[DIRECTIONS FOR THIS TASK]: Return exactly and only these lines: the first of the listing through the one containing "from matplotlib.patches import Rectangle".

[RECORDED INFORMATION]:
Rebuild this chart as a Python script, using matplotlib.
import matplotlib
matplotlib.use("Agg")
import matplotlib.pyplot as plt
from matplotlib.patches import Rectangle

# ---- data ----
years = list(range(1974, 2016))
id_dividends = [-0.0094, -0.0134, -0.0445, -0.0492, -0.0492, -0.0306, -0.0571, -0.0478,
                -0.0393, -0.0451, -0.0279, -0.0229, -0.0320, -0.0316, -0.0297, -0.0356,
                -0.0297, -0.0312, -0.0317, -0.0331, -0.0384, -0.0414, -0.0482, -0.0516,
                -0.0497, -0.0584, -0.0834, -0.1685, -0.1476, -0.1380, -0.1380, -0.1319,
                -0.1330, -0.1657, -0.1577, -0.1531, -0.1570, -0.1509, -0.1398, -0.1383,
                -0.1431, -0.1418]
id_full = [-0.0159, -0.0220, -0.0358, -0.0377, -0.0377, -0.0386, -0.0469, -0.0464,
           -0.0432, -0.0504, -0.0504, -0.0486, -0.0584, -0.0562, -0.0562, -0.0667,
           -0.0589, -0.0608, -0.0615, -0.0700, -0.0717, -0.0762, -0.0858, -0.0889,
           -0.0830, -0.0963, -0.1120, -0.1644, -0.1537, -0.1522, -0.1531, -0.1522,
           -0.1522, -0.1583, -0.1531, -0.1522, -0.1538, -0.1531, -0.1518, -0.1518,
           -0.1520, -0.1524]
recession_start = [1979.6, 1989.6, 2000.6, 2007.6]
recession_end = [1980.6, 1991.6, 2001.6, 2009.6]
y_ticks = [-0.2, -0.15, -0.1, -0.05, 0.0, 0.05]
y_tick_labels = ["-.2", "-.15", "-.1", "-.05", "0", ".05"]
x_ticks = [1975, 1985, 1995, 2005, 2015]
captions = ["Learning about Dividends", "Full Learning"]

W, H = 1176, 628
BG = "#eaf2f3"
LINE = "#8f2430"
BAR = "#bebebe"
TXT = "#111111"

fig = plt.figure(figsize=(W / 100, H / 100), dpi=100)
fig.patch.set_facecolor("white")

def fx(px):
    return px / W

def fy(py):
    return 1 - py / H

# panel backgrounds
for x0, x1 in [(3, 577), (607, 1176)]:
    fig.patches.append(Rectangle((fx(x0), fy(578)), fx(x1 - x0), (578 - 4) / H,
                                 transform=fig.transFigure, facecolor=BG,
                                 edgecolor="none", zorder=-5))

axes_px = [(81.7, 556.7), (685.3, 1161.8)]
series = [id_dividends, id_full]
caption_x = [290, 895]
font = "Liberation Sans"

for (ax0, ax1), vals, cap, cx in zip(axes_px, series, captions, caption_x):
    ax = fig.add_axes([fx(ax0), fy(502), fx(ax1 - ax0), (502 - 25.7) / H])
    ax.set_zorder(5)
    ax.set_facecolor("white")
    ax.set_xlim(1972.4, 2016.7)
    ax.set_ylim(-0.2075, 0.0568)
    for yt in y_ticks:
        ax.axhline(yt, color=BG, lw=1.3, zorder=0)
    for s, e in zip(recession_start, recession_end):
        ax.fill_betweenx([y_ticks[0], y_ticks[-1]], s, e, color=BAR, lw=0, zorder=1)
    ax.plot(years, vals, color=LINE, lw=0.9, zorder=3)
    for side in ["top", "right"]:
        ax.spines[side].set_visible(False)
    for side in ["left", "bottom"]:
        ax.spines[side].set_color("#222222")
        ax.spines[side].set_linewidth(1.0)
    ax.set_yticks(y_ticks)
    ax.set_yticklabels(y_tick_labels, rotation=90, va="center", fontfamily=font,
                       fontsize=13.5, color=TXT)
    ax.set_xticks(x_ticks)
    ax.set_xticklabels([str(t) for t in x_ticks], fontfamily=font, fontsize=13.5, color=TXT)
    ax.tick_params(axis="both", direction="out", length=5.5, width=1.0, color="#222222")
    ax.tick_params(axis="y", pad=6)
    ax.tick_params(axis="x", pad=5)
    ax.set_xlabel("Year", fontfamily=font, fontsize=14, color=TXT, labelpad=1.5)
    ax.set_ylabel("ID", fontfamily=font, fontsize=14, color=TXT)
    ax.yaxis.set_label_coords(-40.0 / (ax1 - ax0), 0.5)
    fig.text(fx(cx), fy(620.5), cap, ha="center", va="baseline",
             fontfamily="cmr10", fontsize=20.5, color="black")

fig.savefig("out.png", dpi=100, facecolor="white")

[THE COMPLETED TASK]:
Rebuild this chart as a Python script, using matplotlib.
import matplotlib
matplotlib.use("Agg")
import matplotlib.pyplot as plt
from matplotlib.patches import Rectangle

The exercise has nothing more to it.